Description
This Indian-inspired Lamb Curry features tender lamb shoulder slow-cooked in a fragrant blend of spices, tomatoes, and chicken stock to create a rich, comforting stew. Served over basmati rice with warm naan, Greek yogurt, and fresh cilantro, this recipe is perfect for a hearty and flavorful meal.
Ingredients
Lamb and Seasoning
- 3 pounds lamb shoulder, cut into 6-inch pieces
- 1 teaspoon freshly cracked black pepper
- 3 teaspoons kosher salt
Cooking
- 2 tablespoons extra-virgin olive oil
- 1 medium yellow onion, finely chopped
- 4 garlic cloves, minced
- 2 teaspoons garam masala
- 2 teaspoons cumin
- 2 teaspoons turmeric
- ¾ teaspoon ground cinnamon
- 1 (28-ounce) can crushed tomatoes
- 1 cup chicken stock
To Serve
- Cooked basmati rice
- Warmed naan bread
- Plain Greek yogurt
- Minced fresh cilantro
Instructions
- Season the lamb: Sprinkle the lamb shoulder pieces with freshly cracked black pepper and 2 teaspoons of kosher salt, ensuring even seasoning on all sides.
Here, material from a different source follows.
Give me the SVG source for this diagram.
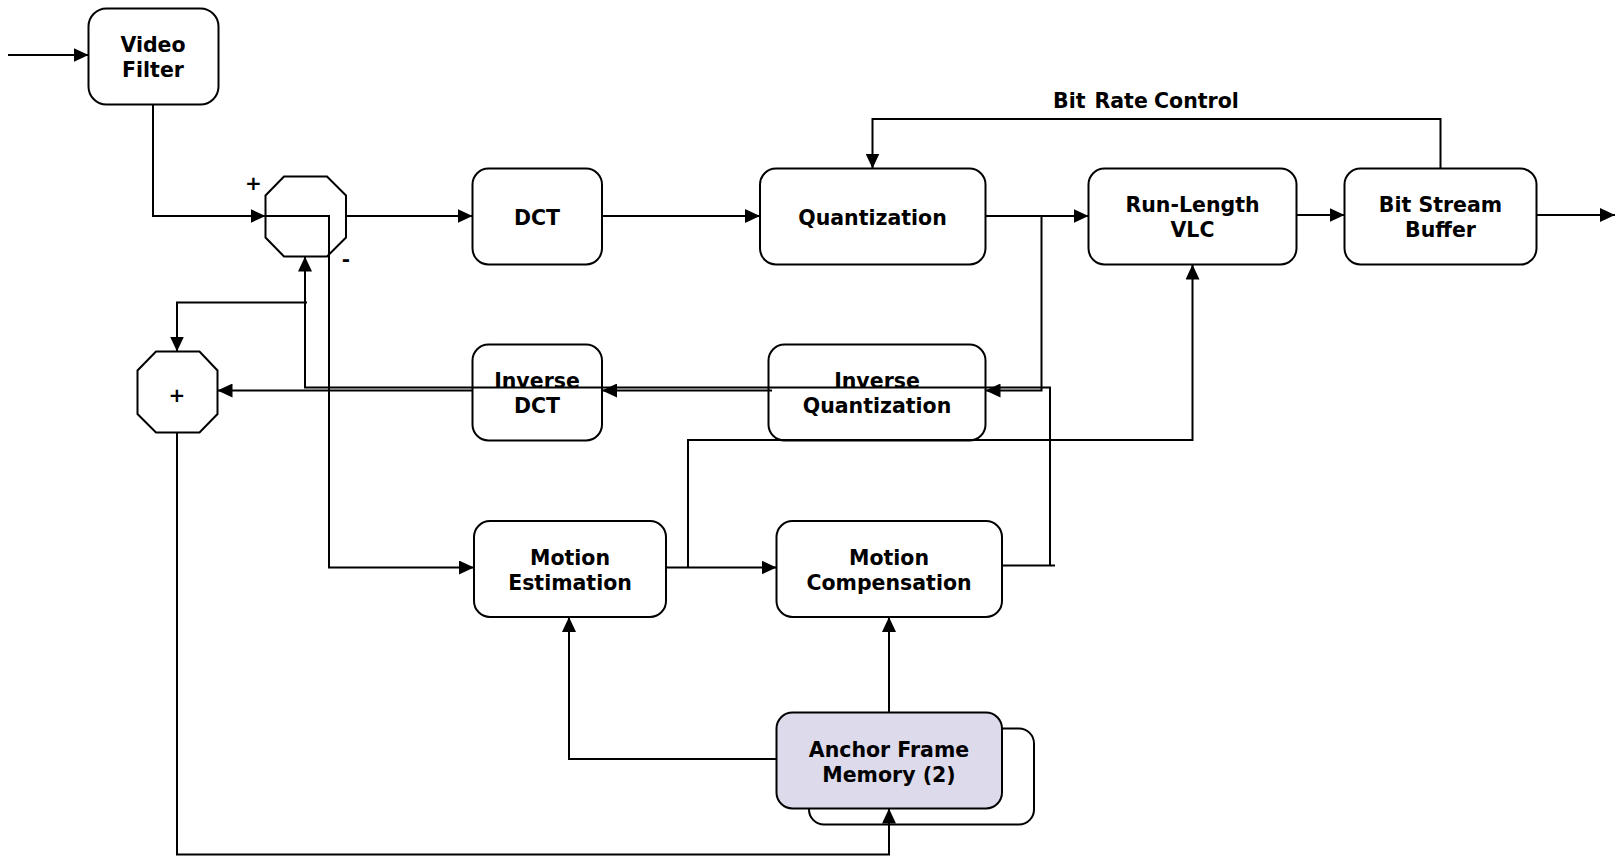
<svg xmlns="http://www.w3.org/2000/svg" width="1620" height="856" viewBox="0 0 1620 856">
  <defs>
    <marker id="arrow" markerUnits="userSpaceOnUse" markerWidth="15" markerHeight="14" refX="15" refY="7" orient="auto">
      <path d="M0,0 L15,7 L0,14 z" fill="#000"/>
    </marker>
    <style>
      .box { fill: #fff; stroke: #000; stroke-width: 2; }
      .mem { fill: #dcdaeb; stroke: #000; stroke-width: 2; }
      .sum { fill: #fff; stroke: #000; stroke-width: 2; }
      .lbl { font-family: "DejaVu Sans", Verdana, sans-serif; font-weight: bold; font-size: 20.5px; fill: #000; text-anchor: middle; }
      .sign { font-family: "DejaVu Sans", Verdana, sans-serif; font-weight: bold; font-size: 20px; fill: #000; text-anchor: middle; }
      .wire { fill: none; stroke: #000; stroke-width: 2; }
      .arr { marker-end: url(#arrow); }
    </style>
  </defs>
  <rect width="1620" height="856" fill="#fff"/>

  <!-- processing blocks -->
  <g id="video-filter">
    <rect class="box" x="88.5" y="8.5" width="130" height="96" rx="18"/>
    <text class="lbl" x="153" y="51.5">Video</text>
    <text class="lbl" x="153" y="76.5">Filter</text>
  </g>

  <g id="subtractor">
    <polygon class="sum" points="284,176.5 327,176.5 346,195.5 346,237.5 327,256.5 284,256.5 265.5,237.5 265.5,195.5"/>
    <text class="sign" x="253.5" y="190">+</text>
    <text class="sign" x="346" y="266">-</text>
  </g>

  <g id="adder">
    <polygon class="sum" points="156,351.5 199.5,351.5 217.5,370.5 217.5,414 199.5,432.5 156,432.5 137.5,414 137.5,370.5"/>
    <text class="sign" x="177" y="402">+</text>
  </g>

  <g id="dct">
    <rect class="box" x="472.5" y="168.5" width="129.5" height="96" rx="16"/>
    <text class="lbl" x="537" y="225">DCT</text>
  </g>

  <g id="quantization">
    <rect class="box" x="760" y="168.5" width="225.5" height="96" rx="16"/>
    <text class="lbl" x="872.5" y="225">Quantization</text>
  </g>

  <g id="run-length-vlc">
    <rect class="box" x="1088.5" y="168.5" width="208" height="96" rx="16"/>
    <text class="lbl" x="1192.5" y="212">Run-Length</text>
    <text class="lbl" x="1192.5" y="237">VLC</text>
  </g>

  <g id="bit-stream-buffer">
    <rect class="box" x="1344.5" y="168.5" width="192" height="96" rx="16"/>
    <text class="lbl" x="1440.5" y="212">Bit Stream</text>
    <text class="lbl" x="1440.5" y="237">Buffer</text>
  </g>

  <g id="inverse-dct">
    <rect class="box" x="472.5" y="344.5" width="129.5" height="96" rx="16"/>
    <text class="lbl" x="537" y="387.5">Inverse</text>
    <text class="lbl" x="537" y="413">DCT</text>
  </g>

  <g id="inverse-quantization">
    <rect class="box" x="768.5" y="344.5" width="217" height="96" rx="16"/>
    <text class="lbl" x="877" y="387.5">Inverse</text>
    <text class="lbl" x="877" y="413">Quantization</text>
  </g>

  <g id="motion-estimation">
    <rect class="box" x="474" y="521" width="192" height="96" rx="16"/>
    <text class="lbl" x="570" y="565">Motion</text>
    <text class="lbl" x="570" y="590">Estimation</text>
  </g>

  <g id="motion-compensation">
    <rect class="box" x="776.5" y="521" width="225.5" height="96" rx="16"/>
    <text class="lbl" x="889" y="565">Motion</text>
    <text class="lbl" x="889" y="590">Compensation</text>
  </g>

  <g id="anchor-frame-memory">
    <rect class="box" x="809" y="728.5" width="225" height="96" rx="15"/>
    <rect class="mem" x="776.5" y="712.5" width="225.5" height="96" rx="16"/>
    <text class="lbl" x="889" y="756.5">Anchor Frame</text>
    <text class="lbl" x="889" y="781.5">Memory (2)</text>
  </g>

  <g id="bit-rate-control-label">
    <text class="lbl" style="text-anchor:start" y="108"><tspan x="1053">Bit</tspan><tspan x="1094.5">Rate</tspan><tspan x="1154">Control</tspan></text>
  </g>

  <!-- signal paths -->
  <g id="connectors">
    <path class="wire arr" d="M8,55 H88.5"/>
    <path class="wire arr" d="M153,104.5 V216 H265.5"/>
    <path class="wire arr" d="M265.5,216 H329 V567.5 H474"/>
    <path class="wire arr" d="M346,216 H472.5"/>
    <path class="wire arr" d="M602,216 H760"/>
    <path class="wire arr" d="M985.5,216 H1088.5"/>
    <path class="wire arr" d="M1041.5,216 V390.5 H985.5"/>
    <path class="wire arr" d="M1296.5,215 H1344.5"/>
    <path class="wire arr" d="M1536.5,215 H1615"/>
    <path class="wire arr" d="M1440.5,168.5 V119 H872.5 V168.5"/>
    <path class="wire arr" d="M772,390.5 H602"/>
    <path class="wire arr" d="M472.5,390.5 H217.5"/>
    <path class="wire" d="M1002,565.5 H1055"/>
    <path class="wire arr" d="M1050,565.5 V387.5 H305 V256.5"/>
    <path class="wire arr" d="M307,302.5 H177 V351.5"/>
    <path class="wire arr" d="M666,567.5 H776.5"/>
    <path class="wire arr" d="M688,567.5 V440 H1192.5 V264.5"/>
    <path class="wire arr" d="M776.5,759 H569 V617"/>
    <path class="wire arr" d="M889,712.5 V617"/>
    <path class="wire arr" d="M177,432.5 V854.5 H889 V808.5"/>
  </g>
</svg>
- Brown the lamb: Heat 2 tablespoons of extra-virgin olive oil in a large Dutch oven over medium-high heat. Once the oil is shimmering, brown the lamb in batches, turning to get all sides golden, about 15 minutes total. Transfer browned lamb to a plate and set aside.
- Sauté onions and garlic: In the same pot, add the finely chopped yellow onion and cook, stirring often, until softened and translucent, about 5 minutes. Stir in the minced garlic and cook until fragrant, about 1 minute.
- Add spices: Stir in the garam masala, cumin, turmeric, ground cinnamon, and the remaining 1 teaspoon of kosher salt. Mix well to coat the onions and garlic evenly with the spices.
- Add tomatoes and stock: Pour in the crushed tomatoes and chicken stock, stirring to combine all ingredients thoroughly.
- Simmer the curry: Return the browned lamb to the pot. Bring the mixture to a gentle simmer over medium heat. Reduce the heat to low, cover the pot, and cook, stirring occasionally, until the lamb is very tender, about 1½ to 2 hours.
- Thicken the sauce: Remove the lid and continue cooking uncovered for about 20 minutes, allowing the sauce to thicken slightly. Skim off any excess fat from the surface if desired.
- Serve: Spoon the lamb curry over cooked basmati rice and serve with warm naan bread, a dollop of plain Greek yogurt, and a sprinkle of freshly minced cilantro on the side.
Notes
- For a richer flavor, use lamb broth instead of chicken stock if available.
- If preferred, substitute lamb shoulder with lamb shanks or stewing meat.
- Adjust the level of spices according to your heat tolerance and preference.
- Skimming excess fat after cooking helps reduce grease but keeps the dish flavorful.
- This curry tastes even better the next day as flavors continue to meld.